The deceased, James Brown, owned family lands in Co. Mayo. When he was 18, he emigrated to

England then at 30 to Australia where he married and built up a successful plant and machinery hire business. He had very strong connection with his Mayo lands and visited it almost every year and stayed in a cottage he had renovated. There was evidence that he took an old-fashioned view on land, and that his Irish land should go to his son, Tony.

 

The deceased made a Will in 1985 where he left all his lands, Australian and Irish to his wife and Tony and any other children he might have. He subsequently had three more children. In 2000, he made an Irish Will dealing with all his Irish assets. In 2004 he made a further Will in Australia stating that he revoked all Wills previously made.
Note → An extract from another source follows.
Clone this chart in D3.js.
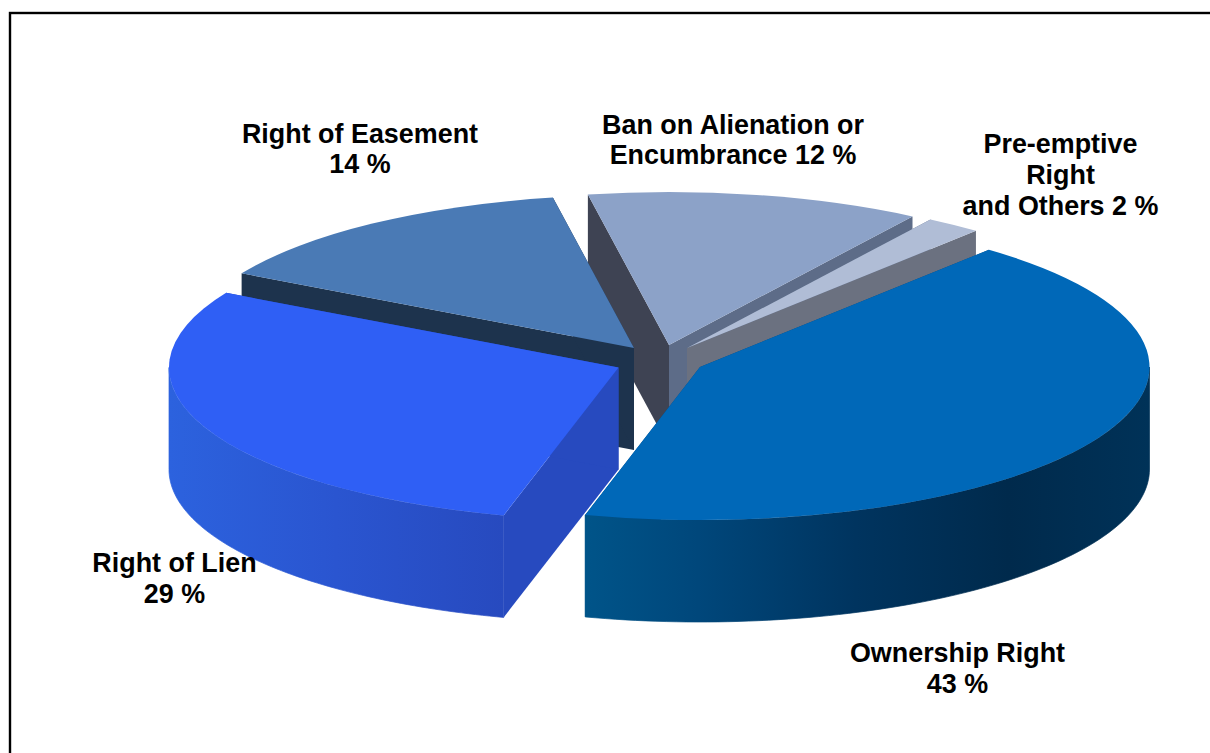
<!DOCTYPE html>
<html>
<head>
<meta charset="utf-8">
<script src="https://cdn.jsdelivr.net/npm/d3@7"></script>
<style>
  html, body { margin: 0; padding: 0; background: #fff; overflow: hidden; }
  svg { display: block; }
  text { font-family: "Liberation Sans", Arial, sans-serif; font-weight: 700; fill: #000; }
</style>
</head>
<body>
<svg id="chart" width="1210" height="753"></svg>
<script>
// Encumbrance types, clockwise from the upper right of the pie
const categories = ["Ownership Right", "Right of Lien", "Right of Easement", "Ban on Alienation or Encumbrance", "Pre-emptive Right and Others"];
const shares = [43, 29, 14, 12, 2];
const labelLines = [
  ["Ownership Right", "43 %"],
  ["Right of Lien", "29 %"],
  ["Right of Easement", "14 %"],
  ["Ban on Alienation or", "Encumbrance 12 %"],
  ["Pre-emptive", "Right", "and Others 2 %"]
];

// Appearance of each slice
const topColors = ["#0068b8", "#2f5ff5", "#4a7ab5", "#8ca2c8", "#b0bdd6"];
const startWallColors = ["#00477b", "#274abf", "#1d334d", "#3e4353", "#5d6c88"];
const endWallColors = ["#00477b", "#274abf", "#1d334d", "#5d6c88", "#6b7180"];
const rimStops = [
  [[0, "#005489"], [0.2, "#00477b"], [0.48, "#00345f"], [0.75, "#002a4c"], [1, "#003258"]],
  [[0, "#2c62de"], [0.5, "#2a55d0"], [1, "#274abf"]],
  [[0, "#1d334d"], [1, "#1d334d"]],
  [[0, "#3e4353"], [1, "#3e4353"]],
  [[0, "#6b7180"], [1, "#6b7180"]]
];

// Pull-out position of each slice's apex, and its label anchor
const apexes = [[700, 367], [618.5, 367.5], [634, 348], [669, 345], [687, 348]];
const labelAnchors = [[957.5, 662], [174.5, 572], [360, 142.5], [733, 133.5], [1060.5, 153]];

const rx = 449.5, ry = 153, depth = 102;
const firstSliceAngle = 40 * Math.PI / 180;
const fontSize = 26.9, lineStep = 30.8;
// Slices are painted from back to front
const paintOrder = [3, 4, 2, 0, 1];

const svg = d3.select("#chart");
svg.append("rect").attr("width", 1210).attr("height", 753).attr("fill", "#fff");
svg.append("rect")
  .attr("x", 10).attr("y", 13).attr("width", 1400).attr("height", 1000)
  .attr("fill", "none").attr("stroke", "#000").attr("stroke-width", 2.4);

const pie = d3.pie().sort(null).startAngle(firstSliceAngle).endAngle(firstSliceAngle + 2 * Math.PI);
const arcs = pie(shares);
const defs = svg.append("defs");
const chartLayer = svg.append("g");

const pointAt = (apex, angle, drop = 0) => [
  apex[0] + rx * Math.sin(angle),
  apex[1] - ry * Math.cos(angle) + drop
];
const line = d3.line();
const arcTop = d3.arc().innerRadius(0).outerRadius(rx);

paintOrder.forEach(i => {
  const slice = arcs[i];
  const apex = apexes[i];
  const g = chartLayer.append("g").attr("class", "slice").attr("data-name", categories[i]);

  // Straight cut faces
  [[slice.startAngle, startWallColors[i]], [slice.endAngle, endWallColors[i]]].forEach(([angle, color]) => {
    g.append("path")
      .attr("d", line([apex, pointAt(apex, angle), pointAt(apex, angle, depth), [apex[0], apex[1] + depth]]) + "Z")
      .attr("fill", color);
  });

  // Curved rim: only the part on the near side of the ellipse shows
  const from = Math.max(slice.startAngle, Math.PI / 2);
  const to = Math.min(slice.endAngle, 3 * Math.PI / 2);
  if (to > from) {
    const steps = d3.range(0, 81).map(k => from + (to - from) * k / 80);
    const upper = steps.map(a => pointAt(apex, a));
    const lower = steps.map(a => pointAt(apex, a, depth)).reverse();
    const xs = upper.map(p => p[0]);
    const id = "rim" + i;
    const grad = defs.append("linearGradient")
      .attr("id", id).attr("gradientUnits", "userSpaceOnUse")
      .attr("x1", d3.min(xs)).attr("x2", d3.max(xs)).attr("y1", 0).attr("y2", 0);
    rimStops[i].forEach(([offset, color]) => {
      grad.append("stop").attr("offset", offset).attr("stop-color", color);
    });
    g.append("path").attr("d", line(upper.concat(lower)) + "Z")
      .attr("fill", `url(#${id})`)
      .attr("stroke", `url(#${id})`).attr("stroke-width", 0.7);
  }

  // Top face: a circular d3 arc flattened into an ellipse
  g.append("path")
    .attr("transform", `translate(${apex[0]},${apex[1]}) scale(1,${ry / rx})`)
    .attr("d", arcTop(slice))
    .attr("fill", topColors[i]);
});

// Labels
labelLines.forEach((lines, i) => {
  const t = svg.append("text")
    .attr("text-anchor", "middle")
    .attr("font-size", fontSize);
  lines.forEach((s, k) => {
    t.append("tspan")
      .attr("x", labelAnchors[i][0])
      .attr("y", labelAnchors[i][1] + k * lineStep)
      .text(s);
  });
});
</script>
</body>
</html>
However, it also stated that the Will was ‘intended to deal only with my estate in Australia and shall not affect any Will made by me in respect of my Irish assets.’

 

The question before the Irish court was whether the deceased had revoked his Irish Will.

 

The judge noted that the Australian Will was intended to deal only with his assets in Australia and would not affect any Will made in Ireland in respect of his Irish assets. 

 

The judge noted the deceased widow, who was the sole beneficiary of the Australian Will, supported the view that the Mayo land should go to his son, Tony.

 

The judge saw it was clear that the deceased distinguished his Irish assets from his Australian assets and there was no evidence that he had changed his mind about leaving his Irish lands to his son, Tony, and that he did not intend to revoke his Irish Will with his subsequent Australian Will.

 

The judge admitted the Irish Will to probate.

 

In the Matter of James Browne, Deceased [2024] IEHC 13.